Understand Concurrent Control: Balancing performance and Data integrity

Concurrent control protocol — how it handles data collisions

Today, cloud computing resources are widely available, allowing us to leverage multiple computing resources to accelerate data processing times and enhance performance. However, we often encounter a challenge known as data collision, which occurs when multiple processes attempt to write to the same data file simultaneously. This issue highlights the importance of implementing effective concurrent control mechanisms to ensure data integrity and prevent conflicts.

Simulating a conflict occurs when multiple processes read from and write to the same memory area (file) simultaneously

Most database management systems (DBMS), such as PostgreSQL and MySQL, include mechanisms to handle concurrency effectively. Lightweight OLAP databases like DuckDB also implement concurrency control. Additionally, tabular formats on block storage systems, such as Apache Iceberg and Delta Lake, support concurrency management. These systems utilize various techniques, including two-phase locking, multi-version concurrency control (MVCC), and timestamp ordering, to ensure data integrity and consistency during simultaneous operations by multiple users or processes.

Let’s Dive deeper into some common ways (or protocols) to handle Concurrency.

When dealing with conflicts, you have 2 options:

• You allow the conflict happened — But you need to detect the conflict upon committing your transactions. That’s what Optimistic Mechanism does.
• You can try to avoid the conflict. That’s what Pessimistic Mechanism does

I. Optimistic method

Optimistic Locking is a strategy where you read a record, take note of a version number (other methods to do this involve dates, timestamps or checksums/hashes) and check that the version hasn’t changed before you write the record back. When you write the record back you filter the update on the version to make sure it’s atomic. (i.e. hasn’t been updated between when you check the version and write the record to the disk) and update the version in one hit.

Optimistic locking (or known as Optimistic concurrency control) is generally used in case of low data contention. When conflicts are rare, transactions can complete without the expense of managing locks and without having transactions wait for other transactions’ locks to clear, leading to higher throughput than other concurrency control methods.
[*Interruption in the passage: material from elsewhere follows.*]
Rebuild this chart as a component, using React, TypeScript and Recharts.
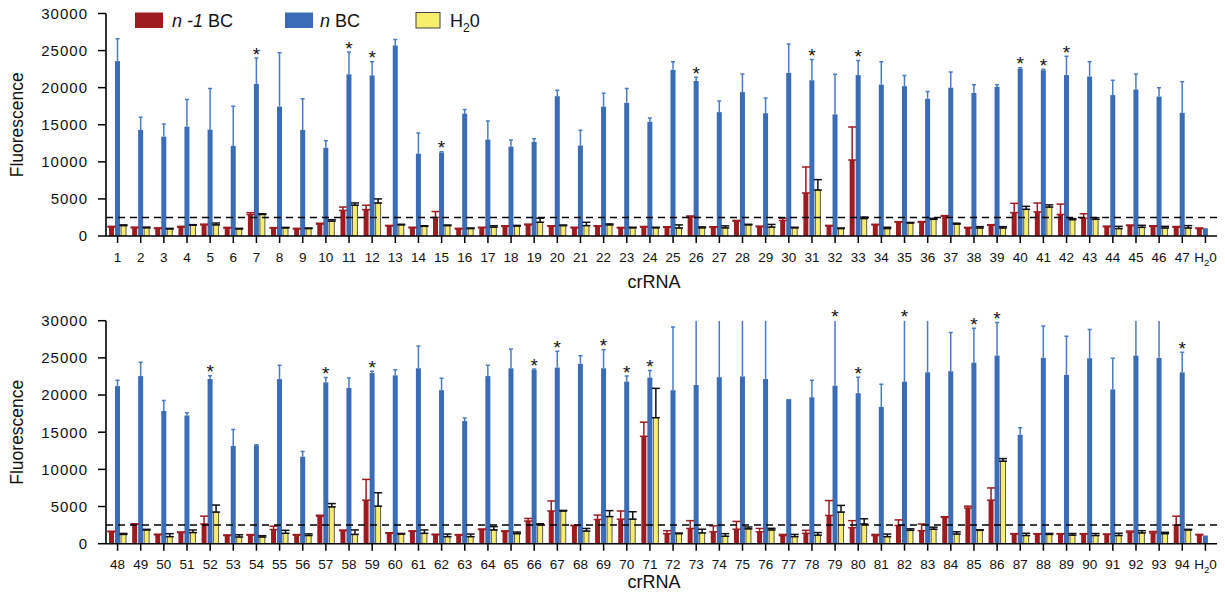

However, if contention for data is high, the cost of repeatedly restarting transaction hurts performance significantly (because we may need to re-compute the data — initial then commit again).

Benefits:

Optimistic Locking allows for high level of concurrency. This is particularly beneficial in real-heavy workload where transactions are less likely conflict. For example, Apache Iceberg and Delta Lake apply Optimistic locking when dealing with transactions to guarantee Atomicity but taking advantage of distributed computing from Cloud and Object storage.

II. Pessimistic method

Pessimistic Locking is when you lock the record for your exclusive use until you have finished with it. It has much better integrity than optimistic locking but requires you to be careful with your application design to avoid Deadlocks. To use pessimistic locking you need either a direct connection to the database (as would typically be the case in a two tier client server application) or an externally available transaction ID that can be used independently of the connection.

Pessimistic locking have some types of locks:

• Two-Phase Locking (2PL): This protocol involves two phases — growing (acquiring locks) and shrinking (releasing locks) — to prevent deadlocks and ensure data integrity.
• Shared and Exclusive Locks: Shared locks allow multiple transactions to read data, while exclusive locks permit one transaction to write, preventing others from accessing the data.

Different vendors can, and do, offer different levels of locks: database locks, table locks, row locks and even column locks in extreme cases. For locking at any level of granularity below the database, things get complicated: there must be either a mechanism to prevent deadlocks (aka race conditions), or a means to detect and remediate deadlocks. Invariably, this involves a separate process called a lock manager or lock arbiter.

Deadlocks, where two or more transactions are waiting indefinitely for each other to release locks. This necessitates additional mechanisms for deadlock detection and resolution.

Deadlock

Benefits:

Pessimistic concurrency control is most effective in environments where:

• High levels of transaction contention are expected.
• Data integrity must be strictly maintained, such as in financial applications or systems with critical data updates. (Optimistic do re-start when conflict happened)

In contrast, optimistic concurrency control may be more efficient in scenarios where conflicts are rare, allowing for greater concurrency without the overhead of locking mechanisms.

End?

The choice between pessimistic and optimistic concurrency control methods depends on the specific environment and workload characteristics. Pessimistic control is suited for high-conflict scenarios, ensuring that transactions do not interfere with each other, while optimistic control can enhance performance in low-conflict environments by allowing greater transaction throughput.

Happy reading and Hope you find some useful from my post.